Russia has one of the highest illegal immigration rates in the world. The federal migration service estimates there were between 10 and 12 million illegal immigrants, many of them seasonal workers, in Russia in 2006.

Around 700,000 legal migrants were registered in the first six months of 2006, officials said. The migration service is setting a quota of a total of six million legal immigrants from former Soviet republics for 2007.

"Illegal immigration is a huge problem in Russia," Sergei Fateyev, leader of the Mestnye nationalist youth group, told reporters at a small demonstration against illegal immigration in Moscow on Monday.

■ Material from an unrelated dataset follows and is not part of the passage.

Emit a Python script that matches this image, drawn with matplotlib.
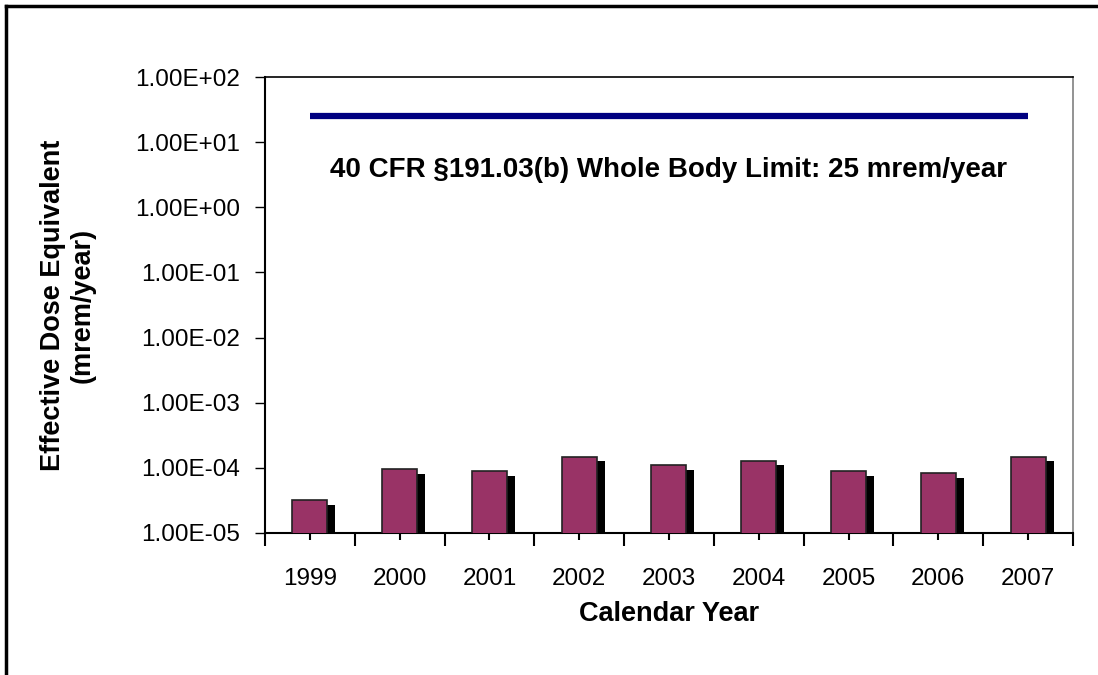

The demonstration, attended by some 40 people, was held outside the the embassy of Azerbaijan, an ex-Soviet republic that is a major source of migrant labourers.

A government order has also come into force this month limiting the proportion of foreigners working at retail markets to 40 percent by April. That figure is then due to be reduced to zero by the end of the year.

Another law that went into effect on Monday theoretically should ease the compulsory registration procedure for immigrants. But experts said that new arrivals will continue to face difficulties in gaining legal status.

The lack of proper housing makes registering at a fixed address, as required by the law, nearly impossible for many immigrants forced to live in temporary housing or shelters and often discriminated against by landlords.